Agroforesterie, de l’utopie à la réalité
Dans le cadre d’un projet de territoire lancé en 2017, le pôle d’équilibre territorial et rural (PETR) Beauce Gâtinais en Pithiverais cherchait des agriculteurs pour planter des amandiers. Ce sont 17 planteurs qui se lancent dans l’aventure avec près de 14.000 arbres plantés dans le Pithiverais.
Une SAS, les amandes de Pithiviers, a été créée, les amandes sont transformées en local notamment pour la fabrication du célèbre gâteau : le pithiviers.
« Utopiquement, je souhaitais mettre ma ferme en 100 % agroforesterie. Mais la réalité m’a rattrapé. Je suis à 95 % en fermage et investir sur une parcelle qui ne m’appartient pas n’est pas concevable », assure-t-il.
En 2018, il achète une parcelle de 3 ha et décide de partir à l’aventure avec l’agroforesterie. En 2019, 700 arbres sont plantés tous les 4 mètres avec un interrang de 12 mètres. Un tiers de la surface est occupé par des amandiers. Sur les 2 ha restants, il sème du blé ou du maïs.
« Aujourd’hui, je vais faire évoluer ma parcelle. Les arbres sont feuillus et j’ai du mal à passer avec les engins. Je vais planter une nouvelle rangée », déclare-t-il. Un investissement de 15.000 €, hors irrigation. Il a installé un dispositif de goutte à goutte enterré entre les arbres.
20 kg d'amandes
Cette année, pour sa première vraie campagne, encore marquée par du gel d’avril, il récolte une vingtaine de kilos d’amandes.

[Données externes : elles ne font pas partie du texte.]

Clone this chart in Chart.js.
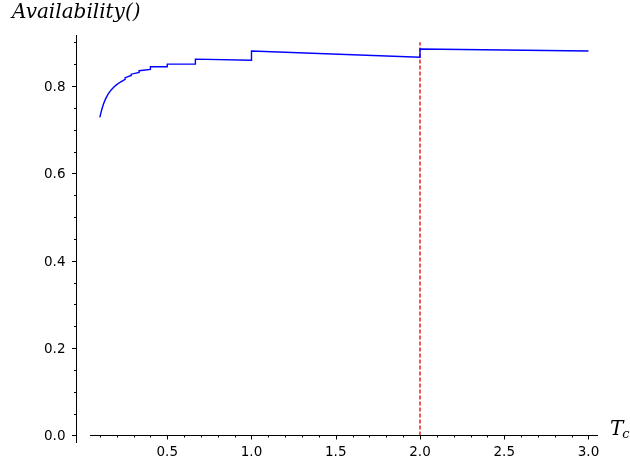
<!DOCTYPE html>
<html>
<head>
<meta charset="utf-8">
<title>Availability vs Tc</title>
<script src="https://cdn.jsdelivr.net/npm/chart.js@4.4.1/dist/chart.umd.min.js"></script>
<style>
    html, body { margin: 0; padding: 0; background: #ffffff; }
    #wrap { width: 630px; height: 469px; position: relative; }
</style>
</head>
<body>
<div id="wrap"><canvas id="availability-chart"></canvas></div>
<script>
// Valores (degraus em Tc = 2/n)
const tcValues = [
    0.100, 0.110, 0.120, 0.130, 0.140, 0.150, 0.167, 0.182, 0.200, 0.222,
    0.250, 0.250, 0.286, 0.286, 0.333, 0.333, 0.400, 0.400, 0.500, 0.500,
    0.667, 0.667, 1.000, 1.000, 2.000, 2.000, 3.000
];
const availabilityValues = [
    0.728, 0.744, 0.757, 0.767, 0.775, 0.782, 0.791, 0.797, 0.803, 0.809,
    0.815, 0.819, 0.824, 0.827, 0.831, 0.835, 0.838, 0.844, 0.844, 0.850,
    0.850, 0.8615, 0.859, 0.880, 0.866, 0.8846, 0.880
];

// Linha vertical tracejada
const markerTc = [2.0, 2.0];
const markerValues = [0.0, 0.9];

// Eixos
const xTickValues = [0.5, 1.0, 1.5, 2.0, 2.5, 3.0];
const xTickLabels = ['0.5', '1.0', '1.5', '2.0', '2.5', '3.0'];
const yTickValues = [0.0, 0.2, 0.4, 0.6, 0.8];
const yTickLabels = ['0.0', '0.2', '0.4', '0.6', '0.8'];
const xMinorStep = 0.1;
const yMinorStep = 0.05;
const xLabel = 'T';
const xLabelSub = 'c';
const yLabel = 'Availability()';

const colors = {
    curve: '#0000ff',
    marker: '#e00000',
    axis: '#000000'
};

// Plugin que desenha os eixos no estilo do Sage
const sageAxes = {
    id: 'sageAxes',
    afterDraw(chart) {
        const ctx = chart.ctx;
        const area = chart.chartArea;
        const xs = chart.scales.x;
        const ys = chart.scales.y;
        const y0 = Math.round(ys.getPixelForValue(0)) + 0.5;
        const yAxisX = Math.round(area.left) + 0.5;

        ctx.save();
        ctx.strokeStyle = colors.axis;
        ctx.fillStyle = colors.axis;
        ctx.lineWidth = 1;

        // linhas dos eixos
        ctx.beginPath();
        ctx.moveTo(yAxisX, area.top);
        ctx.lineTo(yAxisX, area.bottom);
        ctx.moveTo(xs.getPixelForValue(0.0415), y0);
        ctx.lineTo(area.right, y0);
        ctx.stroke();

        // ticks menores
        ctx.beginPath();
        for (let v = xMinorStep; v <= 3.0001; v += xMinorStep) {
            const px = Math.round(xs.getPixelForValue(v)) + 0.5;
            ctx.moveTo(px, y0);
            ctx.lineTo(px, y0 + 2);
        }
        for (let v = 0; v <= 0.9001; v += yMinorStep) {
            const py = Math.round(ys.getPixelForValue(v)) + 0.5;
            ctx.moveTo(yAxisX, py);
            ctx.lineTo(yAxisX - 2.5, py);
        }
        ctx.stroke();

        // ticks maiores
        ctx.beginPath();
        xTickValues.forEach(v => {
            const px = Math.round(xs.getPixelForValue(v)) + 0.5;
            ctx.moveTo(px, y0);
            ctx.lineTo(px, y0 + 4);
        });
        yTickValues.forEach(v => {
            const py = Math.round(ys.getPixelForValue(v)) + 0.5;
            ctx.moveTo(yAxisX, py);
            ctx.lineTo(yAxisX - 4.5, py);
        });
        ctx.stroke();

        // rótulos
        ctx.font = '13.5px "DejaVu Sans"';
        ctx.textAlign = 'center';
        ctx.textBaseline = 'alphabetic';
        xTickValues.forEach((v, i) => {
            ctx.fillText(xTickLabels[i], xs.getPixelForValue(v), y0 + 20.5);
        });
        ctx.textAlign = 'right';
        yTickValues.forEach((v, i) => {
            ctx.fillText(yTickLabels[i], yAxisX - 11, ys.getPixelForValue(v) + 5);
        });

        // títulos dos eixos
        ctx.textAlign = 'left';
        ctx.font = 'italic 20px "DejaVu Serif"';
        ctx.fillText(yLabel, 12, 18);
        ctx.font = 'italic 20px "DejaVu Serif"';
        ctx.fillText(xLabel, 610, 435);
        const tw = ctx.measureText(xLabel).width;
        ctx.font = 'italic 13px "DejaVu Serif"';
        ctx.fillText(xLabelSub, 610 + tw - 1, 438);
        ctx.restore();
    }
};

function createAvailabilityChart() {
    const ctx = document.getElementById('availability-chart');
    if (!ctx) return;

    new Chart(ctx, {
        type: 'line',
        data: {
            datasets: [{
                data: tcValues.map((t, i) => ({ x: t, y: availabilityValues[i] })),
                borderColor: colors.curve,
                borderWidth: 1.4,
                pointRadius: 0,
                tension: 0,
                fill: false
            }, {
                data: markerTc.map((t, i) => ({ x: t, y: markerValues[i] })),
                borderColor: colors.marker,
                borderWidth: 1.3,
                borderDash: [4, 2],
                pointRadius: 0,
                fill: false
            }]
        },
        options: {
            responsive: true,
            maintainAspectRatio: false,
            animation: false,
            layout: { padding: { left: 76, right: 32, top: 35, bottom: 26 } },
            plugins: {
                legend: { display: false },
                tooltip: { enabled: false }
            },
            scales: {
                x: { type: 'linear', min: -0.0415, max: 3.0564, display: false },
                y: { type: 'linear', min: -0.0172, max: 0.9167, display: false }
            }
        },
        plugins: [sageAxes]
    });
}

createAvailabilityChart();
</script>
</body>
</html>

Près d’une tonne pour ses collègues qui n’ont pas gelé. Les vergers en 3es feuilles ont assuré la récolte. Les 4es feuilles ont été impacté par le gel, une fois de plus, à cause d’une floraison plus précoce.
Pour s’adapter à ces conditions climatiques qui peuvent être fatales, Anthony Frison vient d’acquérir un dispositif antigel et une station météo connectée pour être plus réactif.
La plantation d’amandiers à trois ans et demi.
Autodidacte, ce céréalier mène son verger sans aucune taille depuis son implantation. Il vient d’acquérir un ensemble de récolte. Il espère, avec la SAS Amandes de Pithiverais, obtenir dans quelques années une IGP ou AOP. Et comme disait Serge Zaka, agroclimatologue, « le climat évolue et les cultures du sud remonteront vers le nord. En 2100, il ne sera pas étonnant de voir des abricotiers en Centre-Val de Loire ». Anthony Frison n’écarte pas l’idée d’implanter d’autres fruits à coque, ou même du kiwi.